Assistant District Attorney Dino Privitera expressed delight at the sentence. ``I think the judge is sending a clear message that graffiti will not be tolerated, beginning today,'' he said.
The defense lawyer, Alan J. Tauber, said: ``This will be appealed. I understand that [the judge] has a passion for these cases. I think he really lost perspective in this case. I feel justice was not done here.''
Tindle, of the 3200 block of A Street, has an automatic right to a new trial in Common Pleas Court. He has no prior criminal record.
Tindle and a 16-year-old friend were arrested May 5 shortly after a neighborhood activist in Kensington spotted them at 4:20 a.m. spray-painting huge graffiti monikers in black lettering on buildings in the 1800 and 1900 blocks of Front Street.
The activist, Michael Blackie, confronted the youths and went to a pay phone and called police.
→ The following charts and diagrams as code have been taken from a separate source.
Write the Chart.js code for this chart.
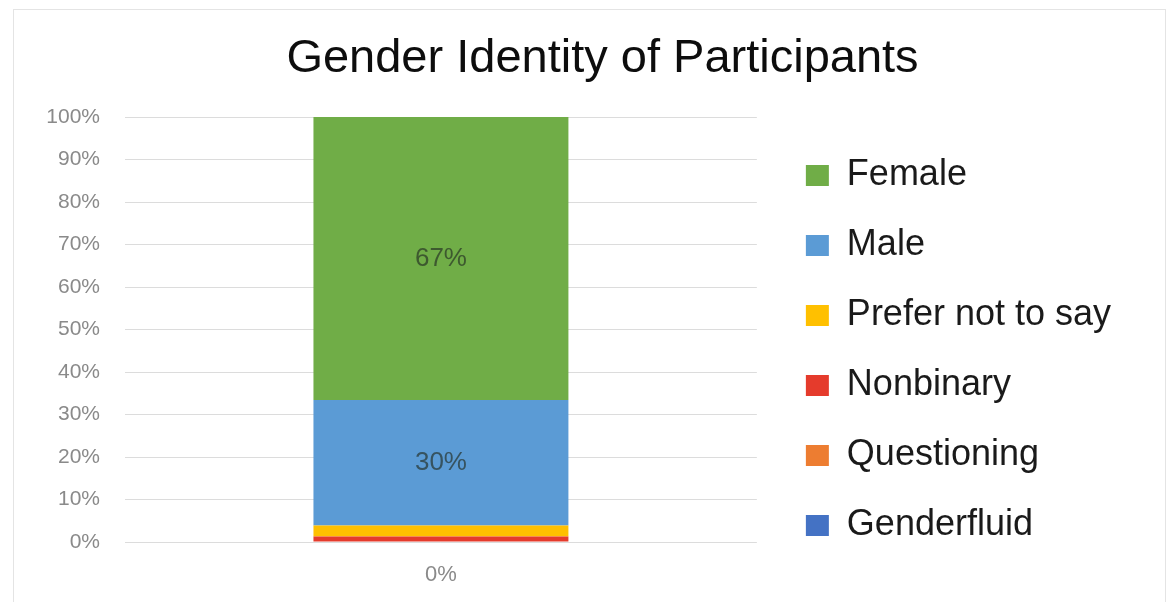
<!DOCTYPE html>
<html>
<head>
<meta charset="utf-8">
<script src="https://cdn.jsdelivr.net/npm/chart.js@4/dist/chart.umd.min.js"></script>
<style>
  html, body { margin: 0; padding: 0; background: #ffffff; overflow: hidden; }
  #frame { position: absolute; left: 13px; top: 9px; width: 1151px; height: 592px; border: 1px solid #e4e4e4; background: #fff; }
  canvas { display: block; }
</style>
</head>
<body>
<div id="frame"><canvas id="c" width="1151" height="592"></canvas></div>
<script>
// ---- data ----
const categories = ['0%'];
const seriesNames = ['Genderfluid', 'Questioning', 'Nonbinary', 'Prefer not to say', 'Male', 'Female'];
const genderfluid = [0];
const questioning = [0];
const nonbinary = [1.3];
const preferNotToSay = [2.6];
const male = [29.5];
const female = [66.6];
const yTickValues = [0, 10, 20, 30, 40, 50, 60, 70, 80, 90, 100];
const seriesColors = ['#4472C4', '#ED7D31', '#E53B2C', '#FFC000', '#5B9BD5', '#70AD47'];

const seriesValues = [genderfluid, questioning, nonbinary, preferNotToSay, male, female];
const FONT = "'Liberation Sans', Arial, Helvetica, sans-serif";

const barLabels = {
  id: 'barLabels',
  afterDatasetsDraw(chart) {
    const ctx = chart.ctx;
    ctx.save();
    ctx.font = '26px ' + FONT;
    ctx.fillStyle = 'rgba(35,45,35,0.66)';
    ctx.textAlign = 'center';
    ctx.textBaseline = 'middle';
    chart.data.datasets.forEach((ds, i) => {
      const meta = chart.getDatasetMeta(i);
      meta.data.forEach((bar, j) => {
        const v = ds.data[j];
        if (v >= 5) {
          const p = bar.getCenterPoint();
          ctx.fillText(Math.round(v) + '%', p.x, p.y);
        }
      });
    });
    ctx.restore();
  }
};

// centre the title over the whole frame (as in the reference), not only left of the legend
const titleCentre = {
  id: 'titleCentre',
  afterLayout(chart) {
    if (chart.titleBlock) chart.titleBlock.left += 70;
  }
};

new Chart(document.getElementById('c'), {
  type: 'bar',
  data: {
    labels: categories,
    datasets: seriesNames.map((name, i) => ({
      label: name,
      data: seriesValues[i],
      backgroundColor: seriesColors[i],
      borderWidth: 0,
      barPercentage: 0.4035,
      categoryPercentage: 1.0
    }))
  },
  plugins: [barLabels, titleCentre],
  options: {
    responsive: false,
    animation: false,
    layout: { padding: { left: 0, right: 44, top: 0, bottom: 13.6 } },
    plugins: {
      title: {
        display: true,
        text: 'Gender Identity of Participants',
        color: '#0d0d0d',
        font: { family: FONT, size: 47, weight: 'normal', lineHeight: 1.15 },
        padding: { top: 22, bottom: 31 }
      },
      legend: {
        position: 'right',
        align: 'start',
        reverse: true,
        maxWidth: 420,
        title: { display: true, text: '', font: { size: 12 }, padding: { top: 99, bottom: 0 } },
        labels: {
          color: '#1a1a1a',
          font: { family: FONT, size: 36 },
          boxWidth: 23,
          boxHeight: 21,
          padding: 34
        }
      },
      tooltip: { enabled: false }
    },
    scales: {
      x: {
        stacked: true,
        grid: { display: false, drawTicks: false },
        border: { display: false },
        ticks: { color: '#8a8a8a', font: { family: FONT, size: 22, lineHeight: 1.2 }, padding: 20 },
        afterFit(s) { s.height = 46.4; }
      },
      y: {
        stacked: true,
        min: 0,
        max: 100,
        afterBuildTicks(s) { s.ticks = yTickValues.map(v => ({ value: v })); },
        grid: { color: '#dcdcdc', lineWidth: 1, drawTicks: false },
        border: { display: false },
        ticks: {
          color: '#8a8a8a',
          font: { family: FONT, size: 21 },
          padding: 25,
          callback: v => v + '%'
        },
        afterFit(s) { s.width = 111; }
      },
      y2: {
        position: 'right',
        display: true,
        grid: { display: false, drawTicks: false },
        border: { display: false },
        ticks: { display: false },
        afterFit(s) { s.width = 15; }
      }
    }
  }
});
</script>
</body>
</html>
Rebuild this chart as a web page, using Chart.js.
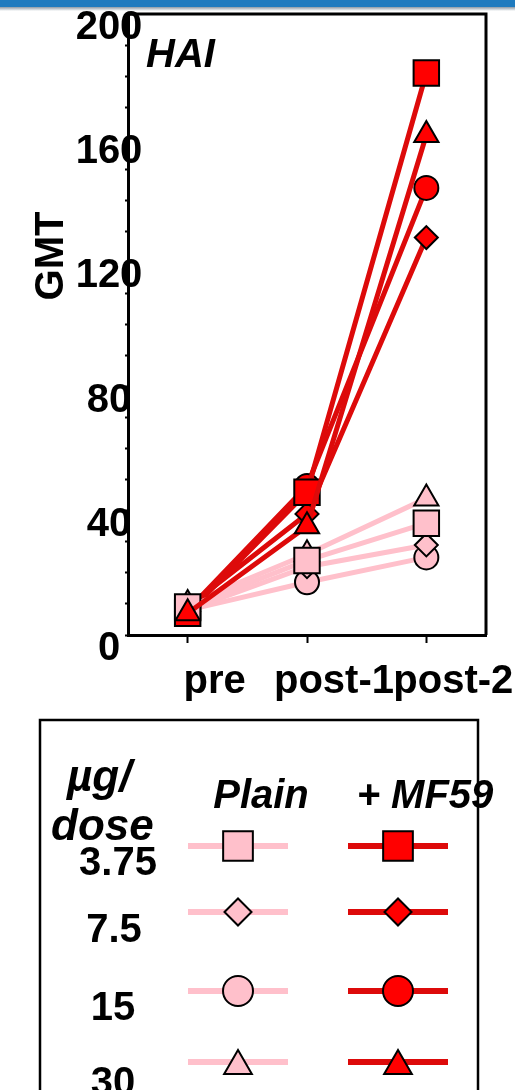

The two were caught after a chase, each carrying a backpack filled with cans of spray paint. The second defendant is awaiting trial in juvenile court.
At Tindle's one-day bench trial yesterday, Blackie was the star witness. He gave a detailed account of watching Tindle and his partner spray-paint eight properties, including two former bank buildings, a roofing company, a bar and an auto-repair shop.
After the trial, McCaffery praised Blackie for helping police catch Tindle and for testifying.
``I wish we had more citizens like him,'' the judge said.
For his part, Blackie, 36, a social worker, said he was pleased with the outcome.
``I think what Judge McCaffery did is a beacon of hope for all of us who live in graffiti-ridden neighborhoods,'' Blackie said. ``I think it's justice. I don't think it's out of line at all. . . . This stuff has to stop.''
McCaffery convicted Tindle of criminal mischief, possession of an instrument of crime, and conspiracy for each property he defaced. He sentenced him to 11 1/2 to 23 months for the graffiti sprayed on each of six buildings.
Traditionally, graffiti vandals have received gentle handling in the city court system.
The first jail sentence ever for a graffiti offense was handed out only in May when Municipal Court Judge J. Earl Simmons Jr. ordered Paul Z. Singer, a Center City businessman, to serve 310 days in jail for graffiti scrawlings in Fishtown and North Philadelphia.
That case also has been appealed to Common Pleas Court.